Now, according to the inspectors general, those of us in government following the 9/11 terrorist attacks should have assumed that the usual peacetime rules for domestic wiretaps applied and interpreted FISA in a most curious way — to delete the president’s traditional authority as commander in chief to collect signals intelligence in wartime.
John also dismantles the favorite claim of the congressional and judicial imperialists (a claim reiterated by Judge Sotomayor on the first day of questioning in her confirmation hearings) that presidential authority to conduct warrantless surveillance is somehow undermined by Justice Robert Jackson’s concurring opinion in the Steel Seizure case (an opinion no other member of the Court joined, which states a test of executive power that Jackson himself called “over-simplified”):
The 1952 Supreme Court case of Youngstown Sheet & Tube v. Sawyer is the IG’s lodestar. In Youngstown, the Court addressed President Harry Truman’s effort to seize steel mills shut down by a labor strike during the Korean War. Truman claimed that maintaining production was necessary to supply munitions and material to American troops in combat.
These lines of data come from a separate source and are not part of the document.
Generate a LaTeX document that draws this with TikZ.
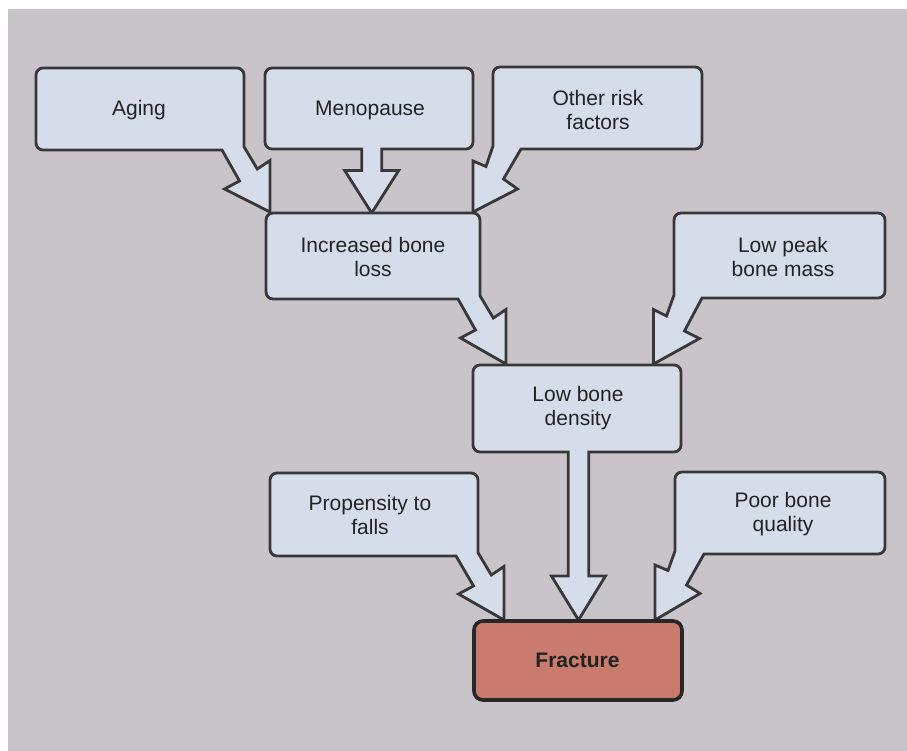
\documentclass[tikz,border=0pt]{standalone}
\usepackage{fontspec}
\setmainfont{Liberation Sans}
\definecolor{bg}{HTML}{C9C4CA}
\definecolor{boxfill}{HTML}{D5DCEA}
\definecolor{edge}{HTML}{383838}
\definecolor{fracfill}{HTML}{C97B6D}
\definecolor{txt}{HTML}{222222}
\begin{document}
\begin{tikzpicture}[x=1pt,y=-1pt,
  callout/.style={fill=boxfill, draw=edge, line width=2.8pt, line join=miter},
  fracbox/.style={fill=fracfill, draw=edge!70!black, line width=3.6pt, rounded corners=9pt},
  lbl/.style={text=txt, align=center, inner sep=0pt, font=\fontsize{21}{24}\selectfont}]
\useasboundingbox (0,0) rectangle (907,751);
\fill[white] (0,0) rectangle (907,751);
\fill[bg] (8,9) rectangle (912,756);

% Aging
\draw[callout] (36,75) arc[start angle=180,end angle=270,radius=7] -- (237,68)
  arc[start angle=270,end angle=360,radius=7] -- (244,146.7) -- (257.3,169) -- (270,160.5)
  -- (270,212) -- (224.5,189) -- (239.5,181) -- (222,150) -- (43,150)
  arc[start angle=90,end angle=180,radius=7] -- cycle;
% Menopause
\draw[callout] (265,75) arc[start angle=180,end angle=270,radius=7] -- (466,68)
  arc[start angle=270,end angle=360,radius=7] -- (473,142)
  arc[start angle=0,end angle=90,radius=7] -- (381.7,149) -- (381.7,170.5) -- (398.7,170.5)
  -- (371.7,213) -- (344.7,170.5) -- (361.7,170.5) -- (361.7,149) -- (272,149)
  arc[start angle=90,end angle=180,radius=7] -- cycle;
% Other risk factors
\draw[callout] (493,74) arc[start angle=180,end angle=270,radius=7] -- (695,67)
  arc[start angle=270,end angle=360,radius=7] -- (702,142)
  arc[start angle=0,end angle=90,radius=7] -- (521,149) -- (503.5,179) -- (517.5,189)
  -- (473,212) -- (473,161) -- (486,166.5) -- (493,146) -- cycle;

% Increased bone loss
\draw[callout] (266,220) arc[start angle=180,end angle=270,radius=7] -- (473,213)
  arc[start angle=270,end angle=360,radius=7] -- (480,295.7) -- (493.3,318) -- (506,309.5)
  -- (506,364) -- (460.5,338) -- (475.5,330) -- (458,299) -- (273,299)
  arc[start angle=90,end angle=180,radius=7] -- cycle;
% Low peak bone mass
\draw[callout] (674,220) arc[start angle=180,end angle=270,radius=7] -- (878,213)
  arc[start angle=270,end angle=360,radius=7] -- (885,291)
  arc[start angle=0,end angle=90,radius=7] -- (702,298) -- (684.5,331) -- (699.5,338.5)
  -- (653.5,364) -- (653.5,309.5) -- (666.5,316) -- (674,295) -- cycle;

% Low bone density
\draw[callout] (473,372) arc[start angle=180,end angle=270,radius=7] -- (674,365)
  arc[start angle=270,end angle=360,radius=7] -- (681,445)
  arc[start angle=0,end angle=90,radius=7] -- (588.8,452) -- (588.8,576) -- (605.5,576)
  -- (578.5,620) -- (551.5,576) -- (568.2,576) -- (568.2,452) -- (480,452)
  arc[start angle=90,end angle=180,radius=7] -- cycle;

% Propensity to falls
\draw[callout] (270,480) arc[start angle=180,end angle=270,radius=7] -- (471,473)
  arc[start angle=270,end angle=360,radius=7] -- (478,552.7) -- (491.3,575) -- (504,566.5)
  -- (504,620) -- (458.5,594) -- (473.5,586) -- (456,556) -- (277,556)
  arc[start angle=90,end angle=180,radius=7] -- cycle;
% Poor bone quality
\draw[callout] (675,479) arc[start angle=180,end angle=270,radius=7] -- (878,472)
  arc[start angle=270,end angle=360,radius=7] -- (885,547)
  arc[start angle=0,end angle=90,radius=7] -- (704,554) -- (686.5,585) -- (700,593.5)
  -- (655,620) -- (655,565) -- (668,570.5) -- (675,551) -- cycle;

% Fracture
\draw[fracbox] (474,621) rectangle (682,700);

% Labels
\node[lbl] (aging) at (139,110) {Aging};
\node[lbl] (meno) at (370,110) {Menopause};
\node[lbl] (other) at (598,110) {Other risk\\factors};
\node[lbl] (incr) at (373,256.5) {Increased bone\\loss};
\node[lbl] (peak) at (783,256.5) {Low peak\\bone mass};
\node[lbl] (lbd) at (578,408.5) {Low bone\\density};
\node[lbl] (prop) at (370,514.5) {Propensity to\\falls};
\node[lbl] (poor) at (783,514) {Poor bone\\quality};
\node[lbl, font=\fontsize{21}{24}\selectfont\bfseries] (frac) at (577.5,660.5) {Fracture};
\end{tikzpicture}
\end{document}
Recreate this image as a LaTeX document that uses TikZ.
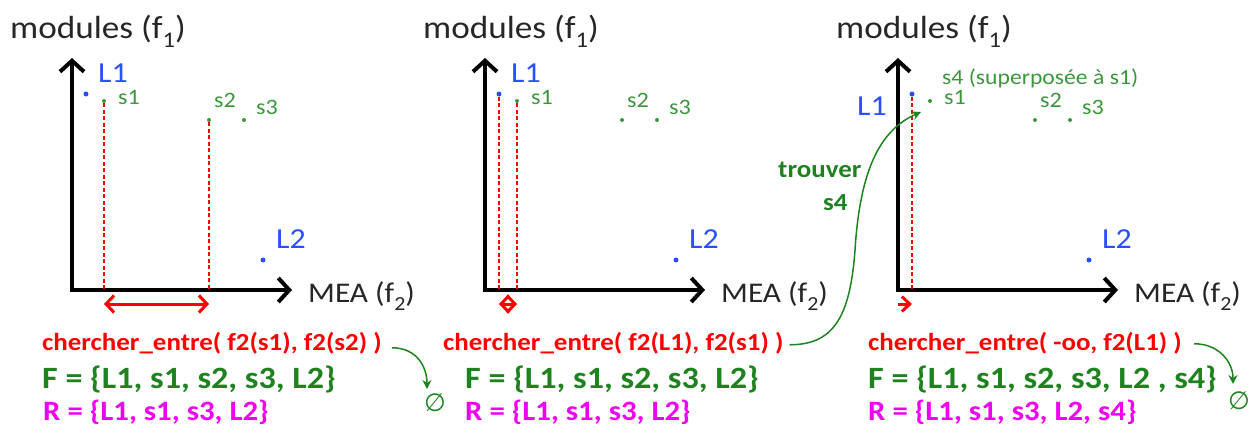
\documentclass[tikz,border=0pt]{standalone}
\usepackage{fontspec}
\setmainfont{Carlito}[FakeStretch=1.1]
\newfontfamily\djv{DejaVu Sans}
\usepackage{graphicx}
\usetikzlibrary{arrows.meta}
\definecolor{axgray}{RGB}{38,38,38}
\definecolor{ptblue}{RGB}{40,80,255}
\definecolor{ptgreen}{RGB}{60,150,60}
\definecolor{dkgreen}{RGB}{30,130,30}
\definecolor{myred}{RGB}{255,0,0}
\definecolor{mymag}{RGB}{240,0,240}
\newcommand\fs[1]{\fontsize{#1}{#1}\selectfont}
\newcommand\subone[1]{\raisebox{-0.3em}{\scalebox{0.7}{#1}}}
\newcommand\panel[2]{%
\begin{scope}[xshift=#2pt]
 \coordinate (o#1) at (0,290);
 \coordinate (yt#1) at (0,58);
 \coordinate (xt#1) at (220,290);
 \coordinate (ar#1) at (0,304);
 \draw[axis] (yt#1) -- (o#1) -- (xt#1);
 \node[axlab] (mod#1) at (-62,38) {modules (f\subone{1})};
 \node[axlab,font=\fs{28.5}] (mea#1) at (236,302) {MEA (f\subone{2})};
 \node[dotb] (L1d#1) at (14,94) {};
 \node[dotg] (s1d#1) at (32,101) {};
 \node[dotg] (s2d#1) at (137,120) {};
 \node[dotg] (s3d#1) at (172,120) {};
 \node[dotb] (L2d#1) at (191,260) {};
 \node[ptlab] (s1l#1) at (46,104) {s1};
 \node[ptlab] (s2l#1) at (142,107) {s2};
 \node[ptlab] (s3l#1) at (184,114) {s3};
 \node[blab] (L2l#1) at (204,248) {L2};
\end{scope}}
\begin{document}
\begin{tikzpicture}[x=1pt,y=-1pt,
 axis/.style={line width=4pt, black, line join=miter,
   arrows={Straight Barb[length=11pt,width=24pt]-Straight Barb[length=11pt,width=24pt]}},
 axlab/.style={anchor=base west, inner sep=0pt, text=axgray, font=\fs{32}},
 dotb/.style={circle, fill=ptblue, inner sep=0pt, minimum size=5pt},
 dotg/.style={circle, fill=ptgreen, inner sep=0pt, minimum size=4pt},
 ptlab/.style={anchor=base west, inner sep=0pt, text=ptgreen, font=\fs{22}},
 blab/.style={anchor=base west, inner sep=0pt, text=ptblue, font=\fs{29}},
 reddash/.style={draw=myred, line width=1.4pt, dash pattern=on 4pt off 2.5pt},
 redarr/.style={draw=myred, line width=3pt,
   arrows={Straight Barb[length=8pt,width=17pt]-Straight Barb[length=8pt,width=17pt]}},
 redarrr/.style={draw=myred, line width=3pt, arrows={-Straight Barb[length=8pt,width=15pt]}},
 call/.style={anchor=base west, inner sep=0pt, text=myred, font=\bfseries\fs{24.5}},
 fset/.style={anchor=base west, inner sep=0pt, text=dkgreen, font=\bfseries\fs{31}},
 rset/.style={anchor=base west, inner sep=0pt, text=mymag, font=\bfseries\fs{28}},
 glab/.style={anchor=base west, inner sep=0pt, text=dkgreen, font=\bfseries\fs{24.5}},
 empty/.style={inner sep=0pt, text=dkgreen, font=\djv\fs{25}},
 garr/.style={draw=dkgreen, line width=1.5pt, arrows={-Stealth[length=9pt,width=9pt]}}
]
\useasboundingbox (0,0) rectangle (1251,432);

\panel{1}{72}
\panel{2}{485}
\panel{3}{898}

% L1 labels
\node[blab] (L1l1) at (98,82) {L1};
\node[blab] (L1l2) at (511,82) {L1};
\node[blab] (L1l3) at (857,115) {L1};
\node[ptlab,font=\fs{21.5}] (s4l) at (942,84) {s4 (superposée à s1)};

% dashed projections
\draw[reddash] (s1d1.south) -- (s1d1 |- o1);
\draw[reddash] (s2d1.south) -- (s2d1 |- o1);
\draw[reddash] (L1d2.south) -- (L1d2 |- o2);
\draw[reddash] (s1d2.south) -- (s1d2 |- o2);
\draw[reddash] (L1d3.south) -- (L1d3 |- o3);

% search intervals
\draw[redarr] (s1d1 |- ar1) -- (s2d1 |- ar1);
\draw[redarr] (L1d2 |- ar2) -- (s1d2 |- ar2);
\draw[redarrr] (o3 |- ar3) -- (L1d3 |- ar3);

% texts
\node[call] (c1) at (42,350) {chercher\_entre( f2(s1), f2(s2) )};
\node[fset] (f1) at (42,388) {F = \{L1, s1, s2, s3, L2\}};
\node[rset] (r1) at (43,420) {R = \{L1, s1, s3, L2\}};

\node[call] (c2) at (443,350) {chercher\_entre( f2(L1), f2(s1) )};
\node[fset] (f2) at (465,388) {F = \{L1, s1, s2, s3, L2\}};
\node[rset] (r2) at (465,420) {R = \{L1, s1, s3, L2\}};

\node[call] (c3) at (868,350) {chercher\_entre( -oo, f2(L1) )};
\node[fset] (f3) at (868,388) {F = \{L1, s1, s2, s3, L2 , s4\}};
\node[rset] (r3) at (868,420) {R = \{L1, s1, s3, L2, s4\}};

% empty results
\node[empty] (e1) at (435,403) {∅};
\node[empty] (e3) at (1239,401) {∅};
\coordinate (t1) at (427,389);
\coordinate (t3) at (1233,384);
\draw[garr] ([xshift=10pt,yshift=-5pt]c1.east) .. controls +(25,0) and +(0,-22) .. (t1);
\draw[garr] ([xshift=12pt,yshift=-1pt]c3.east) .. controls +(25,0) and +(0,-22) .. (t3);

% find s4
\node[glab] (tr) at (778,177) {trouver};
\node[glab] (s4t) at (823,210) {s4};
\coordinate (tip4) at (921,112);
\coordinate (m4) at (855,250);
\draw[garr] ([xshift=6pt,yshift=-2pt]c2.east) .. controls +(42,0) and (850,320) .. (m4)
  .. controls (860,170) and (880,130) .. (tip4);
\end{tikzpicture}
\end{document}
Youngstown correctly found that the Constitution gives Congress, not the president, the exclusive power to make law concerning labor disputes. It does not, however, address the scope of the president’s power involving military strategy or tactics in war. If anything, it supports the proposition that one branch cannot intrude on the clear constitutional turf of another.
Moreover, earlier Justice Departments — reaching across several administrations from both parties — had likewise concluded that Youngstown did not limit the president’s legitimate conduct of foreign affairs and national security policy. This is why all administrations have refused to accept the 1973 War Powers Resolution and have regularly engaged in military conflicts without congressional approval.
John’s conclusion, which is as true today as it was in 1787:
Our Constitution created a presidency whose function is to protect the nation from attack. Gathering intelligence — including intercepting enemy communications — has long been a key aspect of war. Our military and intelligence agencies cannot attack or defend the nation unless they know where to aim. As we confront terrorists who remain intent on attacking the U.S., using weapons we cannot anticipate, we should be skeptical of those who insist that we radically change the way this country has always made war.